(Code that draws figures)
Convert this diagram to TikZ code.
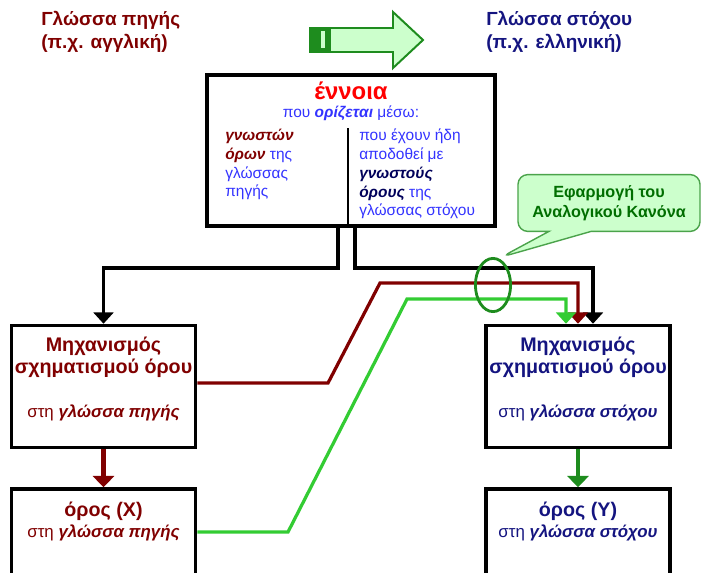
\documentclass[tikz,border=0pt]{standalone}
\usepackage{fontspec}
\setmainfont{Liberation Sans}
\usetikzlibrary{positioning,arrows.meta,shapes.geometric,shapes.callouts}

\definecolor{srcred}{RGB}{128,0,0}
\definecolor{tgtblue}{RGB}{20,20,128}
\definecolor{textblue}{RGB}{51,51,255}
\definecolor{darknavy}{RGB}{0,0,90}
\definecolor{brightgreen}{RGB}{51,204,51}
\definecolor{darkgreen}{RGB}{30,140,30}
\definecolor{palegreen}{RGB}{204,255,204}
\definecolor{calloutgreen}{RGB}{0,110,0}

\begin{document}
\begin{tikzpicture}[x=0.025cm,y=-0.025cm,
  box/.style={draw,line width=2.5pt,minimum width=4.6cm,inner sep=0pt},
  conn/.style={line width=2.6pt,-{Triangle[width=14pt,length=8pt]}},
  langtext/.style={font=\fontsize{13.5}{16.3}\selectfont\bfseries,align=left,anchor=west,inner sep=0pt},
  headtext/.style={font=\fontsize{14}{15.6}\selectfont\bfseries,align=center},
  subtext/.style={font=\fontsize{12}{14}\selectfont,align=center},
  coltext/.style={font=\fontsize{11}{13.3}\selectfont,text=textblue,align=left,anchor=north west,inner sep=0pt}]

\clip (0,0) rectangle (708,572);

% languages and direction
\node (srclang) at (41,31.5) [langtext,text=srcred] {Γλώσσα πηγής\\(π.χ. αγγλική)};
\node (tgtlang) at (486,31.5) [langtext,text=tgtblue] {Γλώσσα στόχου\\(π.χ. ελληνική)};
\draw [draw=darkgreen,fill=palegreen,line width=1.4pt] (310,28) -- (393,28) -- (393,12) -- (423,40) -- (393,68) -- (393,52) -- (310,52) -- cycle;
\fill [darkgreen] (310,28) rectangle (331,52);
\fill [palegreen] (321,31) rectangle (324.5,48);

% concept box
\node (ennoia) at (351,150.5) [draw,line width=2.5pt,minimum width=7.2cm,minimum height=3.775cm] {};
\node (ennoiatitle) at (351,91) [font=\fontsize{17}{20}\selectfont\bfseries,text=red] {έννοια};
\node (ennoiasub) at (351,113) [font=\fontsize{11}{13}\selectfont,text=textblue] {που \textbf{\textit{ορίζεται}} μέσω:};
\node (srccol) at (225,129) [coltext] {\textcolor{srcred}{\textbf{\textit{γνωστών}}}\\\textcolor{srcred}{\textbf{\textit{όρων}}} της\\γλώσσας\\πηγής};
\node (tgtcol) at (359,129) [coltext] {που έχουν ήδη\\αποδοθεί με\\\textcolor{darknavy}{\textbf{\textit{γνωστούς}}}\\\textcolor{darknavy}{\textbf{\textit{όρους}}} της\\γλώσσας στόχου};
\coordinate (divtop) at (348,128);
\draw [line width=1.4pt] (divtop) -- (divtop |- ennoia.south);

% mechanisms and terms
\node (srcmech) at (103.5,386.5) [box,minimum height=3.05cm] {};
\node (srcmechtext) at (103.5,357) [headtext,text=srcred] {Μηχανισμός\\σχηματισμού όρου};
\node (srcmechsub) at (103.5,413) [subtext,text=srcred] {στη \textbf{\textit{γλώσσα πηγής}}};
\node (tgtmech) at (578,386.5) [box,minimum height=3.05cm] {};
\node (tgtmechtext) at (578,357) [headtext,text=tgtblue] {Μηχανισμός\\σχηματισμού όρου};
\node (tgtmechsub) at (578,413) [subtext,text=tgtblue] {στη \textbf{\textit{γλώσσα στόχου}}};
\node (srcterm) at (103.5,532.5) [box,minimum height=2.175cm] {};
\node (srctermtext) at (103.5,511) [headtext,text=srcred] {όρος (X)};
\node (srctermsub) at (103.5,533) [subtext,text=srcred] {στη \textbf{\textit{γλώσσα πηγής}}};
\node (tgtterm) at (578,532.5) [box,minimum height=2.175cm] {};
\node (tgttermtext) at (578,511) [headtext,text=tgtblue] {όρος (Y)};
\node (tgttermsub) at (578,533) [subtext,text=tgtblue] {στη \textbf{\textit{γλώσσα στόχου}}};

% connectors
\coordinate (lsplit) at (338,268);
\coordinate (rsplit) at (355,268);
\draw [conn] (lsplit |- ennoia.south) -- (lsplit) -| (srcmech.north);
\draw [conn] (rsplit |- ennoia.south) -- (rsplit) -| (593,0 |- tgtmech.north);
\draw [conn,srcred,line width=2.3pt] (srcmech.east |- 0,383) -- (328,383) -- (380,283) -| (tgtmech.north);
\draw [conn,brightgreen,line width=2.3pt] (srcterm.east |- 0,532) -- (288,532) -- (407,299) -| (566,0 |- tgtmech.north);
\draw [conn,srcred,line width=3.4pt,-{Triangle[width=15pt,length=8pt]}] (srcmech) -- (srcterm);
\draw [conn,darkgreen,line width=2.3pt,-{Triangle[width=15pt,length=8pt]}] (tgtmech) -- (tgtterm);

% analogical rule
\node (analog) at (493,285) [ellipse,draw=darkgreen,line width=2pt,minimum width=0.88cm,minimum height=1.33cm] {};
\node (rule) at (609,203) [rectangle callout,draw=darkgreen!80,fill=palegreen,line width=1pt,rounded corners=7pt,
  minimum width=4.55cm,minimum height=1.42cm,callout pointer width=30pt,
  callout absolute pointer={([xshift=6pt]analog.north)},
  font=\fontsize{11.5}{14}\selectfont\bfseries,text=calloutgreen,align=center] {Εφαρμογή του\\Αναλογικού Κανόνα};

\end{tikzpicture}
\end{document}
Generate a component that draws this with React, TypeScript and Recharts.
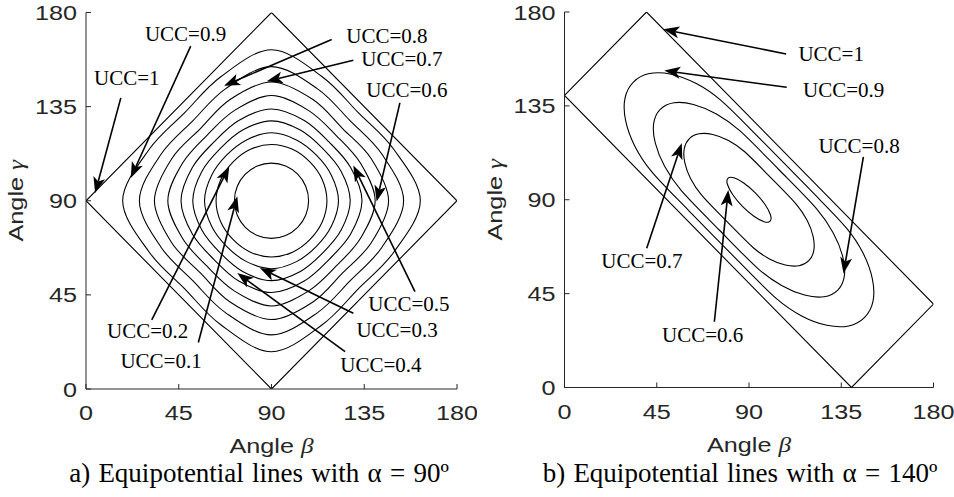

→ **Exercise objective**
Output every entry exactly as given; pictures are not part of the copy.

→ **Task response**
Convert this diagram to TikZ code.
\documentclass[tikz,border=0pt]{standalone}
\usepackage{fontspec}
\setmainfont{Liberation Sans}
\usetikzlibrary{positioning,arrows.meta,shapes.geometric,shapes.callouts}

\definecolor{srcred}{RGB}{128,0,0}
\definecolor{tgtblue}{RGB}{20,20,128}
\definecolor{textblue}{RGB}{51,51,255}
\definecolor{darknavy}{RGB}{0,0,90}
\definecolor{brightgreen}{RGB}{51,204,51}
\definecolor{darkgreen}{RGB}{30,140,30}
\definecolor{palegreen}{RGB}{204,255,204}
\definecolor{calloutgreen}{RGB}{0,110,0}

\begin{document}
\begin{tikzpicture}[x=0.025cm,y=-0.025cm,
  box/.style={draw,line width=2.5pt,minimum width=4.6cm,inner sep=0pt},
  conn/.style={line width=2.6pt,-{Triangle[width=14pt,length=8pt]}},
  langtext/.style={font=\fontsize{13.5}{16.3}\selectfont\bfseries,align=left,anchor=west,inner sep=0pt},
  headtext/.style={font=\fontsize{14}{15.6}\selectfont\bfseries,align=center},
  subtext/.style={font=\fontsize{12}{14}\selectfont,align=center},
  coltext/.style={font=\fontsize{11}{13.3}\selectfont,text=textblue,align=left,anchor=north west,inner sep=0pt}]

\clip (0,0) rectangle (708,572);

% languages and direction
\node (srclang) at (41,31.5) [langtext,text=srcred] {Γλώσσα πηγής\\(π.χ. αγγλική)};
\node (tgtlang) at (486,31.5) [langtext,text=tgtblue] {Γλώσσα στόχου\\(π.χ. ελληνική)};
\draw [draw=darkgreen,fill=palegreen,line width=1.4pt] (310,28) -- (393,28) -- (393,12) -- (423,40) -- (393,68) -- (393,52) -- (310,52) -- cycle;
\fill [darkgreen] (310,28) rectangle (331,52);
\fill [palegreen] (321,31) rectangle (324.5,48);

% concept box
\node (ennoia) at (351,150.5) [draw,line width=2.5pt,minimum width=7.2cm,minimum height=3.775cm] {};
\node (ennoiatitle) at (351,91) [font=\fontsize{17}{20}\selectfont\bfseries,text=red] {έννοια};
\node (ennoiasub) at (351,113) [font=\fontsize{11}{13}\selectfont,text=textblue] {που \textbf{\textit{ορίζεται}} μέσω:};
\node (srccol) at (225,129) [coltext] {\textcolor{srcred}{\textbf{\textit{γνωστών}}}\\\textcolor{srcred}{\textbf{\textit{όρων}}} της\\γλώσσας\\πηγής};
\node (tgtcol) at (359,129) [coltext] {που έχουν ήδη\\αποδοθεί με\\\textcolor{darknavy}{\textbf{\textit{γνωστούς}}}\\\textcolor{darknavy}{\textbf{\textit{όρους}}} της\\γλώσσας στόχου};
\coordinate (divtop) at (348,128);
\draw [line width=1.4pt] (divtop) -- (divtop |- ennoia.south);

% mechanisms and terms
\node (srcmech) at (103.5,386.5) [box,minimum height=3.05cm] {};
\node (srcmechtext) at (103.5,357) [headtext,text=srcred] {Μηχανισμός\\σχηματισμού όρου};
\node (srcmechsub) at (103.5,413) [subtext,text=srcred] {στη \textbf{\textit{γλώσσα πηγής}}};
\node (tgtmech) at (578,386.5) [box,minimum height=3.05cm] {};
\node (tgtmechtext) at (578,357) [headtext,text=tgtblue] {Μηχανισμός\\σχηματισμού όρου};
\node (tgtmechsub) at (578,413) [subtext,text=tgtblue] {στη \textbf{\textit{γλώσσα στόχου}}};
\node (srcterm) at (103.5,532.5) [box,minimum height=2.175cm] {};
\node (srctermtext) at (103.5,511) [headtext,text=srcred] {όρος (X)};
\node (srctermsub) at (103.5,533) [subtext,text=srcred] {στη \textbf{\textit{γλώσσα πηγής}}};
\node (tgtterm) at (578,532.5) [box,minimum height=2.175cm] {};
\node (tgttermtext) at (578,511) [headtext,text=tgtblue] {όρος (Y)};
\node (tgttermsub) at (578,533) [subtext,text=tgtblue] {στη \textbf{\textit{γλώσσα στόχου}}};

% connectors
\coordinate (lsplit) at (338,268);
\coordinate (rsplit) at (355,268);
\draw [conn] (lsplit |- ennoia.south) -- (lsplit) -| (srcmech.north);
\draw [conn] (rsplit |- ennoia.south) -- (rsplit) -| (593,0 |- tgtmech.north);
\draw [conn,srcred,line width=2.3pt] (srcmech.east |- 0,383) -- (328,383) -- (380,283) -| (tgtmech.north);
\draw [conn,brightgreen,line width=2.3pt] (srcterm.east |- 0,532) -- (288,532) -- (407,299) -| (566,0 |- tgtmech.north);
\draw [conn,srcred,line width=3.4pt,-{Triangle[width=15pt,length=8pt]}] (srcmech) -- (srcterm);
\draw [conn,darkgreen,line width=2.3pt,-{Triangle[width=15pt,length=8pt]}] (tgtmech) -- (tgtterm);

% analogical rule
\node (analog) at (493,285) [ellipse,draw=darkgreen,line width=2pt,minimum width=0.88cm,minimum height=1.33cm] {};
\node (rule) at (609,203) [rectangle callout,draw=darkgreen!80,fill=palegreen,line width=1pt,rounded corners=7pt,
  minimum width=4.55cm,minimum height=1.42cm,callout pointer width=30pt,
  callout absolute pointer={([xshift=6pt]analog.north)},
  font=\fontsize{11.5}{14}\selectfont\bfseries,text=calloutgreen,align=center] {Εφαρμογή του\\Αναλογικού Κανόνα};

\end{tikzpicture}
\end{document}
Generate a component that draws this with React, TypeScript and Recharts.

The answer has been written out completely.